-- begin Given material --
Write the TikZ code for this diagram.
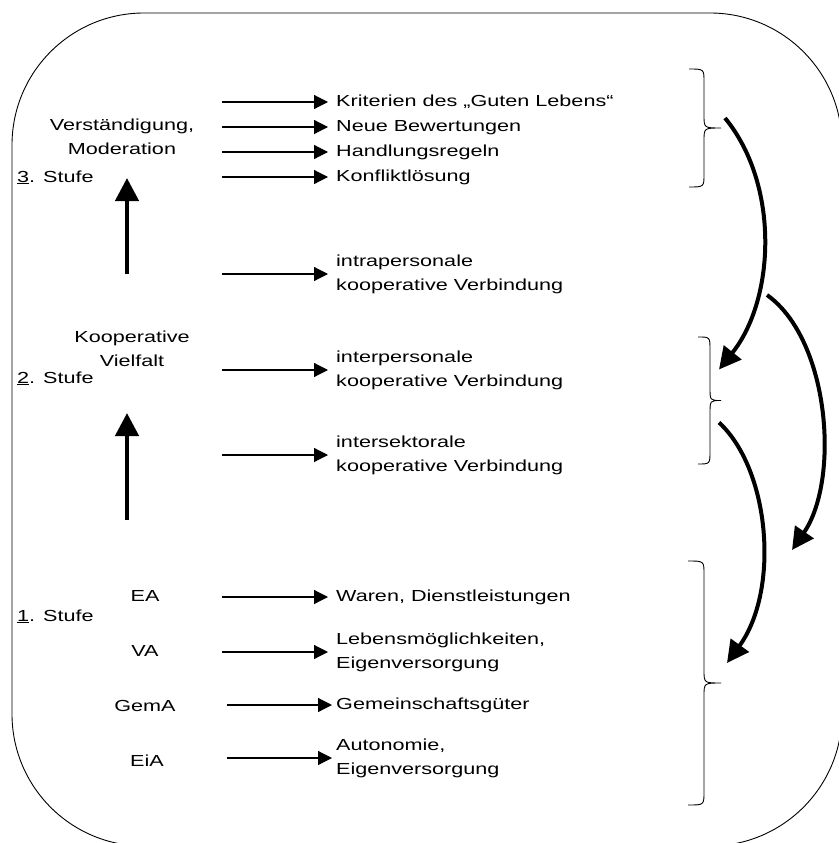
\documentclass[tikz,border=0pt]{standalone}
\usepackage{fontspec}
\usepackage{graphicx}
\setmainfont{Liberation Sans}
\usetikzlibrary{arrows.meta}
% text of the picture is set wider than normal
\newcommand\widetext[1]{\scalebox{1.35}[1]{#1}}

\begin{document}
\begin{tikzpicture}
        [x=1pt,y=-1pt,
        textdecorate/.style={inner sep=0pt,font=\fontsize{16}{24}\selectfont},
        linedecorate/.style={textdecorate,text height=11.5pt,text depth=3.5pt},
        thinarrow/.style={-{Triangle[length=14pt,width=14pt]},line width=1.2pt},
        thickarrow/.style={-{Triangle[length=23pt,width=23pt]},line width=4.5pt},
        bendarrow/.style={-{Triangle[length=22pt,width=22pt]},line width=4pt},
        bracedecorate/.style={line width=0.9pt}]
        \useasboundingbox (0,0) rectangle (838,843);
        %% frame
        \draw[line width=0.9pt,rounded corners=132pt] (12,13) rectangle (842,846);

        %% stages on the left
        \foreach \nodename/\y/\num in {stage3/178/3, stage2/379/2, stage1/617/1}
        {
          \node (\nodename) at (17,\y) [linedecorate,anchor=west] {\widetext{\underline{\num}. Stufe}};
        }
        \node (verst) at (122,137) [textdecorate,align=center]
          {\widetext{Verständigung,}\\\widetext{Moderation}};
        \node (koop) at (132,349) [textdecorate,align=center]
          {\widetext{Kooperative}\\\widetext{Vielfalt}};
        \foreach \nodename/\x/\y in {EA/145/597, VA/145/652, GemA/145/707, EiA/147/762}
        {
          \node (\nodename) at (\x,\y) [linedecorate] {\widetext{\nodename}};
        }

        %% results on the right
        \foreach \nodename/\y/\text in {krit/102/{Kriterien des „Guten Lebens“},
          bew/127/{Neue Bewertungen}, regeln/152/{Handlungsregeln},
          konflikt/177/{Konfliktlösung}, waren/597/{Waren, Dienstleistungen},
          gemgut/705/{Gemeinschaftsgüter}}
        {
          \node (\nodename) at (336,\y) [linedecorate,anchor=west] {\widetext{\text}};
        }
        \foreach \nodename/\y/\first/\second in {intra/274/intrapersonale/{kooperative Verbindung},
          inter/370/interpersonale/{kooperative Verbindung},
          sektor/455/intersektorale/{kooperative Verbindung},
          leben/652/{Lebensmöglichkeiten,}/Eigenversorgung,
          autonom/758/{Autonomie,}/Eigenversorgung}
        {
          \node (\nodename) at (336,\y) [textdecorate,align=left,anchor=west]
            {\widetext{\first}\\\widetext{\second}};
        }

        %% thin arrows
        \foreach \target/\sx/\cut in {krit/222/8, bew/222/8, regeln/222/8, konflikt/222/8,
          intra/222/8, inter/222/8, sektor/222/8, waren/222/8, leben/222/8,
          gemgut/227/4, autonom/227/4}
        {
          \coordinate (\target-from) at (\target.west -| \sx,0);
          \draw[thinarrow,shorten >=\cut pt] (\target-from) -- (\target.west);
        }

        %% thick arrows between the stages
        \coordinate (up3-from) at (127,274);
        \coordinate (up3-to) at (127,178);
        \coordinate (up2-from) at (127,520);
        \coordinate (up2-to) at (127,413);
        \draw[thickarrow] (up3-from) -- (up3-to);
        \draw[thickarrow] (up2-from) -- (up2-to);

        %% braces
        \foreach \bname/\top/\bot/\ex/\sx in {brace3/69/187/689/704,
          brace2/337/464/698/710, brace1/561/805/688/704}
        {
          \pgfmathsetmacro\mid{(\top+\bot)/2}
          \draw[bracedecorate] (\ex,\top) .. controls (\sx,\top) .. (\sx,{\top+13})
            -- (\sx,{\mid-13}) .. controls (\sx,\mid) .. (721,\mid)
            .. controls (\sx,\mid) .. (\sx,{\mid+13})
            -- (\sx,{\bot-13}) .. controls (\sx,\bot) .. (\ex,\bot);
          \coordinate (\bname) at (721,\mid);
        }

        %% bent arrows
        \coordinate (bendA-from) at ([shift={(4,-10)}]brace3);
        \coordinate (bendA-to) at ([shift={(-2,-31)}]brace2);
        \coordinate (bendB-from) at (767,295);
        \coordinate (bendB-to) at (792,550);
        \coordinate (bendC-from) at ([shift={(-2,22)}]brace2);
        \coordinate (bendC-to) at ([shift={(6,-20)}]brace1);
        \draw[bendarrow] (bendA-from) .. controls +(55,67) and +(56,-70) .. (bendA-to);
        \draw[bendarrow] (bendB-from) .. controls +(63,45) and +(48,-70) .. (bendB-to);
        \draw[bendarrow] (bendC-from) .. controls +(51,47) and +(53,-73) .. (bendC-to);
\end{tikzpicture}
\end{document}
-- end Given material --
Go through the listing above and quote it exactly, apart from its images.

Write the TikZ code for this diagram.
\documentclass[tikz,border=0pt]{standalone}
\usepackage{fontspec}
\usepackage{graphicx}
\setmainfont{Liberation Sans}
\usetikzlibrary{arrows.meta}
% text of the picture is set wider than normal
\newcommand\widetext[1]{\scalebox{1.35}[1]{#1}}

\begin{document}
\begin{tikzpicture}
        [x=1pt,y=-1pt,
        textdecorate/.style={inner sep=0pt,font=\fontsize{16}{24}\selectfont},
        linedecorate/.style={textdecorate,text height=11.5pt,text depth=3.5pt},
        thinarrow/.style={-{Triangle[length=14pt,width=14pt]},line width=1.2pt},
        thickarrow/.style={-{Triangle[length=23pt,width=23pt]},line width=4.5pt},
        bendarrow/.style={-{Triangle[length=22pt,width=22pt]},line width=4pt},
        bracedecorate/.style={line width=0.9pt}]
        \useasboundingbox (0,0) rectangle (838,843);
        %% frame
        \draw[line width=0.9pt,rounded corners=132pt] (12,13) rectangle (842,846);

        %% stages on the left
        \foreach \nodename/\y/\num in {stage3/178/3, stage2/379/2, stage1/617/1}
        {
          \node (\nodename) at (17,\y) [linedecorate,anchor=west] {\widetext{\underline{\num}. Stufe}};
        }
        \node (verst) at (122,137) [textdecorate,align=center]
          {\widetext{Verständigung,}\\\widetext{Moderation}};
        \node (koop) at (132,349) [textdecorate,align=center]
          {\widetext{Kooperative}\\\widetext{Vielfalt}};
        \foreach \nodename/\x/\y in {EA/145/597, VA/145/652, GemA/145/707, EiA/147/762}
        {
          \node (\nodename) at (\x,\y) [linedecorate] {\widetext{\nodename}};
        }

        %% results on the right
        \foreach \nodename/\y/\text in {krit/102/{Kriterien des „Guten Lebens“},
          bew/127/{Neue Bewertungen}, regeln/152/{Handlungsregeln},
          konflikt/177/{Konfliktlösung}, waren/597/{Waren, Dienstleistungen},
          gemgut/705/{Gemeinschaftsgüter}}
        {
          \node (\nodename) at (336,\y) [linedecorate,anchor=west] {\widetext{\text}};
        }
        \foreach \nodename/\y/\first/\second in {intra/274/intrapersonale/{kooperative Verbindung},
          inter/370/interpersonale/{kooperative Verbindung},
          sektor/455/intersektorale/{kooperative Verbindung},
          leben/652/{Lebensmöglichkeiten,}/Eigenversorgung,
          autonom/758/{Autonomie,}/Eigenversorgung}
        {
          \node (\nodename) at (336,\y) [textdecorate,align=left,anchor=west]
            {\widetext{\first}\\\widetext{\second}};
        }

        %% thin arrows
        \foreach \target/\sx/\cut in {krit/222/8, bew/222/8, regeln/222/8, konflikt/222/8,
          intra/222/8, inter/222/8, sektor/222/8, waren/222/8, leben/222/8,
          gemgut/227/4, autonom/227/4}
        {
          \coordinate (\target-from) at (\target.west -| \sx,0);
          \draw[thinarrow,shorten >=\cut pt] (\target-from) -- (\target.west);
        }

        %% thick arrows between the stages
        \coordinate (up3-from) at (127,274);
        \coordinate (up3-to) at (127,178);
        \coordinate (up2-from) at (127,520);
        \coordinate (up2-to) at (127,413);
        \draw[thickarrow] (up3-from) -- (up3-to);
        \draw[thickarrow] (up2-from) -- (up2-to);

        %% braces
        \foreach \bname/\top/\bot/\ex/\sx in {brace3/69/187/689/704,
          brace2/337/464/698/710, brace1/561/805/688/704}
        {
          \pgfmathsetmacro\mid{(\top+\bot)/2}
          \draw[bracedecorate] (\ex,\top) .. controls (\sx,\top) .. (\sx,{\top+13})
            -- (\sx,{\mid-13}) .. controls (\sx,\mid) .. (721,\mid)
            .. controls (\sx,\mid) .. (\sx,{\mid+13})
            -- (\sx,{\bot-13}) .. controls (\sx,\bot) .. (\ex,\bot);
          \coordinate (\bname) at (721,\mid);
        }

        %% bent arrows
        \coordinate (bendA-from) at ([shift={(4,-10)}]brace3);
        \coordinate (bendA-to) at ([shift={(-2,-31)}]brace2);
        \coordinate (bendB-from) at (767,295);
        \coordinate (bendB-to) at (792,550);
        \coordinate (bendC-from) at ([shift={(-2,22)}]brace2);
        \coordinate (bendC-to) at ([shift={(6,-20)}]brace1);
        \draw[bendarrow] (bendA-from) .. controls +(55,67) and +(56,-70) .. (bendA-to);
        \draw[bendarrow] (bendB-from) .. controls +(63,45) and +(48,-70) .. (bendB-to);
        \draw[bendarrow] (bendC-from) .. controls +(51,47) and +(53,-73) .. (bendC-to);
\end{tikzpicture}
\end{document}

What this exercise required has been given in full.